In the data below, find every line with the string "this" and pull it out.

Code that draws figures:

########

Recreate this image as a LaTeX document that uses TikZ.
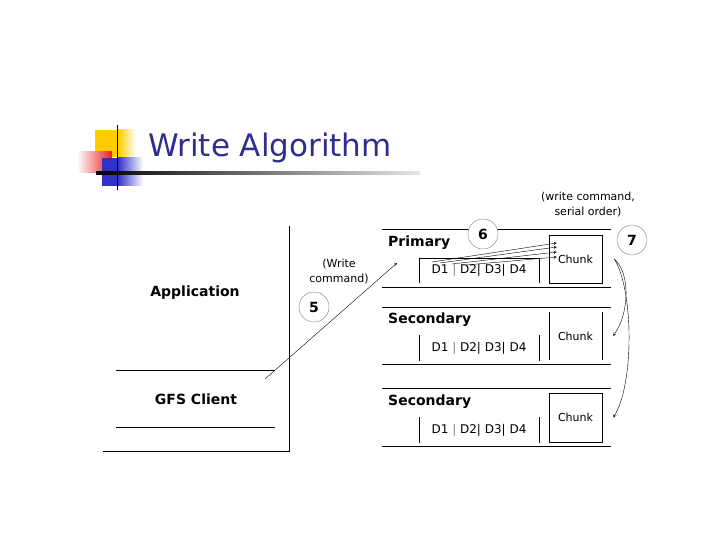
\documentclass[tikz,border=0pt]{standalone}
\usepackage{fontspec}
\setmainfont{DejaVu Sans}
\usepackage{xcolor}
\usetikzlibrary{arrows,positioning,shapes}
\definecolor{titleblue}{RGB}{46,46,140}
\definecolor{logoyellow}{RGB}{255,204,0}
\definecolor{logored}{RGB}{232,30,30}
\definecolor{logoblue}{RGB}{50,50,200}

\begin{document}
\begin{tikzpicture}[x=1pt, y=-1pt,
    role/.style={font=\fontsize{14}{16}\selectfont\bfseries, inner sep=0pt},
    note/.style={font=\fontsize{11}{15}\selectfont, inner sep=0pt, align=center},
    stepnum/.style={draw=gray, thin, circle, fill=white, minimum size=30pt, inner sep=0pt,
                    font=\fontsize{14}{14}\selectfont\bfseries},
    chunk/.style={note, minimum width=53pt, minimum height=48pt},
    dbox/.style={note, font=\fontsize{12}{15}\selectfont, minimum width=120pt, minimum height=25pt},
    flow/.style={->, >=stealth, thin}]
\useasboundingbox (0,0) rectangle (720,540);

% Draw the logo and title
\fill[logoyellow] (95,130) rectangle (118,157);
\shade[left color=logoyellow, right color=white] (118,130) rectangle (136,157);
\shade[left color=white, right color=logored] (77,152) rectangle (112,173);
\fill[logoblue] (102,158) rectangle (118,186);
\shade[left color=logoblue, right color=white] (118,158) rectangle (143,186);
\draw[thick] (117,125) -- (117,190);
\shade[left color=black, right color=gray!20] (96,172) rectangle (420,174.2);
\node[anchor=base west, inner sep=0pt, text=titleblue, font=\fontsize{31}{32}\selectfont]
    (title) at (148,157) {Write Algorithm};

% Client side
\node[role] (app) at (195,293) {Application};
\node[role] (gfs) at (196,399) {GFS Client};
\draw (289,226) -- (289,451) -- (103,451);
\draw (116,370) -- (275,370);
\draw (116,427) -- (275,427);

% Replica rows
\draw (382,229) -- (611,229);
\draw (382,287) -- (611,287);
\draw (382,307) -- (611,307);
\draw (382,364) -- (611,364);
\draw (382,388) -- (611,388);
\draw (382,446) -- (611,446);

\node[role, anchor=west] (prim) at (388,243) {Primary};
\node[role, anchor=west] (sec1) at (388,320) {Secondary};
\node[role, anchor=west] (sec2) at (388,402) {Secondary};

\node[dbox] (dP) at (479,270.5) {D1 \textcolor{gray}{|} D2| D3| D4};
\node[dbox] (dS1) at (479,348) {D1 \textcolor{gray}{|} D2| D3| D4};
\node[dbox] (dS2) at (479,430) {D1 \textcolor{gray}{|} D2| D3| D4};
\draw (dP.south west) -- (dP.north west) -- (dP.north east) -- (dP.south east);
\draw (dS1.south west) -- (dS1.north west) (dS1.south east) -- (dS1.north east);
\draw (dS2.south west) -- (dS2.north west) (dS2.south east) -- (dS2.north east);

\node[chunk, draw] (cP) at (575.5,259) {Chunk};
\node[chunk] (cS1) at (575.5,336) {Chunk};
\node[chunk, draw, minimum height=49pt] (cS2) at (575.5,417.5) {Chunk};
\draw (cS1.south west) -- (cS1.north west) (cS1.south east) -- (cS1.north east);

% Step 5: write command to primary
\node[note] (wcmd) at (339,272) {(Write\\command)};
\node[stepnum] (s5) at (314,307) {5};
\coordinate (wstart) at (265,379);
\coordinate (wend) at (397,263);
\draw[flow] (wstart) -- (wend);

% Step 6: data into the chunk
\node[stepnum] (s6) at (483,234) {6};
\coordinate (f1) at (432,262);
\coordinate (f2) at (440,263);
\coordinate (f3) at (452,264);
\coordinate (f4) at (466,265);
\draw[flow] (f1) -- ([xshift=8pt,yshift=16pt]cP.west);
\draw[flow] (f2) -- ([xshift=8pt,yshift=12pt]cP.west);
\draw[flow] (f3) -- ([xshift=8pt,yshift=7pt]cP.west);
\draw[flow] (f4) -- ([xshift=8pt,yshift=2pt]cP.west);

% Step 7: forward to secondaries
\node[note] (serial) at (588,205) {(write command,\\serial order)};
\node[stepnum] (s7) at (632,240) {7};
\draw[flow] ([xshift=12pt]cP.east) .. controls (630,272) and (630,312) .. ([xshift=11pt]cS1.east);
\draw[flow] ([xshift=12pt]cP.east) .. controls (634,290) and (634,385) .. ([xshift=11pt]cS2.east);
\end{tikzpicture}
\end{document}
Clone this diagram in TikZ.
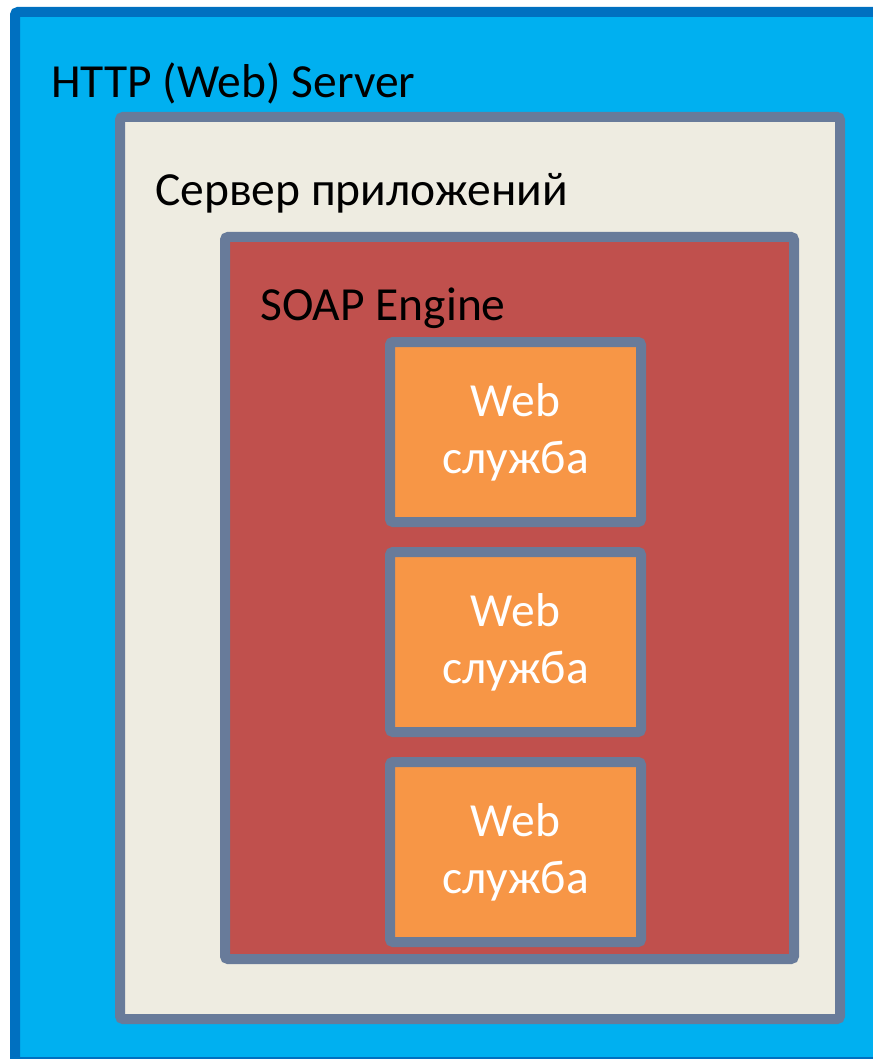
\documentclass[tikz,border=0pt]{standalone}
\usepackage{fontspec}
\setmainfont{Carlito}
\usetikzlibrary{positioning}

\definecolor{httpfill}{HTML}{00B0F0}
\definecolor{httpline}{HTML}{0070C0}
\definecolor{appfill}{HTML}{EEECE1}
\definecolor{frameline}{HTML}{687B9A}
\definecolor{soapfill}{HTML}{C0504D}
\definecolor{wsfill}{HTML}{F79646}

\begin{document}
\begin{tikzpicture}[x=1pt,y=-1pt,
  frame/.style={line width=10pt,rounded corners=3pt},
  title/.style={anchor=base west,inner sep=0pt,font=\fontsize{47.5}{57}\selectfont}]
  \tikzset{wsbox/.style={draw=frameline,fill=wsfill,line width=10pt,rounded corners=3pt,
    minimum width=251pt,minimum height=180pt,inner sep=0pt,text=white,align=center,
    font=\fontsize{47.5}{57}\selectfont}}
  \useasboundingbox (0,0) rectangle (872,1059);
  \draw[frame,draw=httpline,fill=httpfill] (15,12) rectangle (900,1062);
  \draw[frame,draw=frameline,fill=appfill] (120,117) rectangle (840,1019);
  \draw[frame,draw=frameline,fill=soapfill] (225,237) rectangle (794,959);
  \node[title] (http) at (51,98)  {HTTP (Web) Server};
  \node[title] (app)  at (155,206) {Сервер приложений};
  \node[title] (soap) at (260,320) {SOAP Engine};
  \node[wsbox] (ws1) at (515.5,432) {Web\\служба};
  \node[wsbox] (ws2) at (515.5,642) {Web\\служба};
  \node[wsbox] (ws3) at (515.5,852) {Web\\служба};
\end{tikzpicture}
\end{document}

########

Final answer:
Recreate this image as a LaTeX document that uses TikZ.
Clone this diagram in TikZ.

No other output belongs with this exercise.